**PROBLEM REQUIREMENTS:**
Every entry below must appear again, exactly as written.

-- Start of RECORDS SUPPLIED --

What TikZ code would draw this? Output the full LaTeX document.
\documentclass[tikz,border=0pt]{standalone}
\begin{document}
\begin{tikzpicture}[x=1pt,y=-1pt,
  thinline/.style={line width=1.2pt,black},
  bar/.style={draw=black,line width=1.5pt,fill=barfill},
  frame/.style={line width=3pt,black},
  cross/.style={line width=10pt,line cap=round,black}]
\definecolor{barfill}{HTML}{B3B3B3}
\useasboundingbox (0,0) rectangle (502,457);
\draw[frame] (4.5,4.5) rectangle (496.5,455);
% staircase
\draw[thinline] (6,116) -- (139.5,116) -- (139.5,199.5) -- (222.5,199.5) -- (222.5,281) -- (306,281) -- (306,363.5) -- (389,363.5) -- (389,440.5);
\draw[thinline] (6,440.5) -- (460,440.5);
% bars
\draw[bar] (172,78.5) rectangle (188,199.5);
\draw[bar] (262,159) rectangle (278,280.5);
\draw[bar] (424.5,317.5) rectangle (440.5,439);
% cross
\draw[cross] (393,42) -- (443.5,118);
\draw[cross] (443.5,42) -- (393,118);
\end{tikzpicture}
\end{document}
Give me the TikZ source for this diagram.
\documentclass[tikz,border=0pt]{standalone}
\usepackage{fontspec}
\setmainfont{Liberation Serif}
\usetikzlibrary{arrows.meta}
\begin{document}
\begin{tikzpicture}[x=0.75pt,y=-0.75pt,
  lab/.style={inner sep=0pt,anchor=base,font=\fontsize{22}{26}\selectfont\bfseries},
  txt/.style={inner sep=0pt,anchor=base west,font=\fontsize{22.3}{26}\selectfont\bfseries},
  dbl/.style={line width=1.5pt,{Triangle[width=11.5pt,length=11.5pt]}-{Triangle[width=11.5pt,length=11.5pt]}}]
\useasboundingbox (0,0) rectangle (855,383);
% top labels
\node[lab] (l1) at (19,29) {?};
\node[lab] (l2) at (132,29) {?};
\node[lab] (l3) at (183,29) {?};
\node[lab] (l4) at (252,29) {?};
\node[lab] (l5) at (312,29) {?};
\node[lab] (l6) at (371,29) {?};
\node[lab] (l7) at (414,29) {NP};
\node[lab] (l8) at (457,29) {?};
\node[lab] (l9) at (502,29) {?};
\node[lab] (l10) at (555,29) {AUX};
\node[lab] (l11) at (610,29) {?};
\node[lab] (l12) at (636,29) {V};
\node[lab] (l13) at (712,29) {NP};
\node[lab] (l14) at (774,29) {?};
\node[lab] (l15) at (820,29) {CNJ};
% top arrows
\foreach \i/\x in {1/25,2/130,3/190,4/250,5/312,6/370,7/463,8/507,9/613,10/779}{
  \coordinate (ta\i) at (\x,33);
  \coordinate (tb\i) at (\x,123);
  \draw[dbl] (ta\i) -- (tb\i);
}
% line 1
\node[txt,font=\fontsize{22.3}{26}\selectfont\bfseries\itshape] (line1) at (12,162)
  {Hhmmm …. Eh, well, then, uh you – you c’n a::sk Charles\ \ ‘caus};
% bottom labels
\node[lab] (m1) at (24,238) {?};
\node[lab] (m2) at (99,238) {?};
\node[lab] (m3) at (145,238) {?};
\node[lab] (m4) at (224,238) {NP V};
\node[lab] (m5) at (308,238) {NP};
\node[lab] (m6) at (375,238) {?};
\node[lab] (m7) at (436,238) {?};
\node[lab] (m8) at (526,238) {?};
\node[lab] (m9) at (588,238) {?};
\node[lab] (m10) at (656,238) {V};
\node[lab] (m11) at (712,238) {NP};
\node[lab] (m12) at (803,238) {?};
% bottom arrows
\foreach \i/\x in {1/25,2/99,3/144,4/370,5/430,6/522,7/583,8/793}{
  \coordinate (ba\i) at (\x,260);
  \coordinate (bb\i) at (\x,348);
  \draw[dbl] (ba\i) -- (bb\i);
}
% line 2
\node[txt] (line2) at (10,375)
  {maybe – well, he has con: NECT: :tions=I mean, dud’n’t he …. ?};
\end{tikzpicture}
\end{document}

-- End of RECORDS SUPPLIED --

**TASK ANSWER:**
What TikZ code would draw this? Output the full LaTeX document.
\documentclass[tikz,border=0pt]{standalone}
\begin{document}
\begin{tikzpicture}[x=1pt,y=-1pt,
  thinline/.style={line width=1.2pt,black},
  bar/.style={draw=black,line width=1.5pt,fill=barfill},
  frame/.style={line width=3pt,black},
  cross/.style={line width=10pt,line cap=round,black}]
\definecolor{barfill}{HTML}{B3B3B3}
\useasboundingbox (0,0) rectangle (502,457);
\draw[frame] (4.5,4.5) rectangle (496.5,455);
% staircase
\draw[thinline] (6,116) -- (139.5,116) -- (139.5,199.5) -- (222.5,199.5) -- (222.5,281) -- (306,281) -- (306,363.5) -- (389,363.5) -- (389,440.5);
\draw[thinline] (6,440.5) -- (460,440.5);
% bars
\draw[bar] (172,78.5) rectangle (188,199.5);
\draw[bar] (262,159) rectangle (278,280.5);
\draw[bar] (424.5,317.5) rectangle (440.5,439);
% cross
\draw[cross] (393,42) -- (443.5,118);
\draw[cross] (443.5,42) -- (393,118);
\end{tikzpicture}
\end{document}
Give me the TikZ source for this diagram.
\documentclass[tikz,border=0pt]{standalone}
\usepackage{fontspec}
\setmainfont{Liberation Serif}
\usetikzlibrary{arrows.meta}
\begin{document}
\begin{tikzpicture}[x=0.75pt,y=-0.75pt,
  lab/.style={inner sep=0pt,anchor=base,font=\fontsize{22}{26}\selectfont\bfseries},
  txt/.style={inner sep=0pt,anchor=base west,font=\fontsize{22.3}{26}\selectfont\bfseries},
  dbl/.style={line width=1.5pt,{Triangle[width=11.5pt,length=11.5pt]}-{Triangle[width=11.5pt,length=11.5pt]}}]
\useasboundingbox (0,0) rectangle (855,383);
% top labels
\node[lab] (l1) at (19,29) {?};
\node[lab] (l2) at (132,29) {?};
\node[lab] (l3) at (183,29) {?};
\node[lab] (l4) at (252,29) {?};
\node[lab] (l5) at (312,29) {?};
\node[lab] (l6) at (371,29) {?};
\node[lab] (l7) at (414,29) {NP};
\node[lab] (l8) at (457,29) {?};
\node[lab] (l9) at (502,29) {?};
\node[lab] (l10) at (555,29) {AUX};
\node[lab] (l11) at (610,29) {?};
\node[lab] (l12) at (636,29) {V};
\node[lab] (l13) at (712,29) {NP};
\node[lab] (l14) at (774,29) {?};
\node[lab] (l15) at (820,29) {CNJ};
% top arrows
\foreach \i/\x in {1/25,2/130,3/190,4/250,5/312,6/370,7/463,8/507,9/613,10/779}{
  \coordinate (ta\i) at (\x,33);
  \coordinate (tb\i) at (\x,123);
  \draw[dbl] (ta\i) -- (tb\i);
}
% line 1
\node[txt,font=\fontsize{22.3}{26}\selectfont\bfseries\itshape] (line1) at (12,162)
  {Hhmmm …. Eh, well, then, uh you – you c’n a::sk Charles\ \ ‘caus};
% bottom labels
\node[lab] (m1) at (24,238) {?};
\node[lab] (m2) at (99,238) {?};
\node[lab] (m3) at (145,238) {?};
\node[lab] (m4) at (224,238) {NP V};
\node[lab] (m5) at (308,238) {NP};
\node[lab] (m6) at (375,238) {?};
\node[lab] (m7) at (436,238) {?};
\node[lab] (m8) at (526,238) {?};
\node[lab] (m9) at (588,238) {?};
\node[lab] (m10) at (656,238) {V};
\node[lab] (m11) at (712,238) {NP};
\node[lab] (m12) at (803,238) {?};
% bottom arrows
\foreach \i/\x in {1/25,2/99,3/144,4/370,5/430,6/522,7/583,8/793}{
  \coordinate (ba\i) at (\x,260);
  \coordinate (bb\i) at (\x,348);
  \draw[dbl] (ba\i) -- (bb\i);
}
% line 2
\node[txt] (line2) at (10,375)
  {maybe – well, he has con: NECT: :tions=I mean, dud’n’t he …. ?};
\end{tikzpicture}
\end{document}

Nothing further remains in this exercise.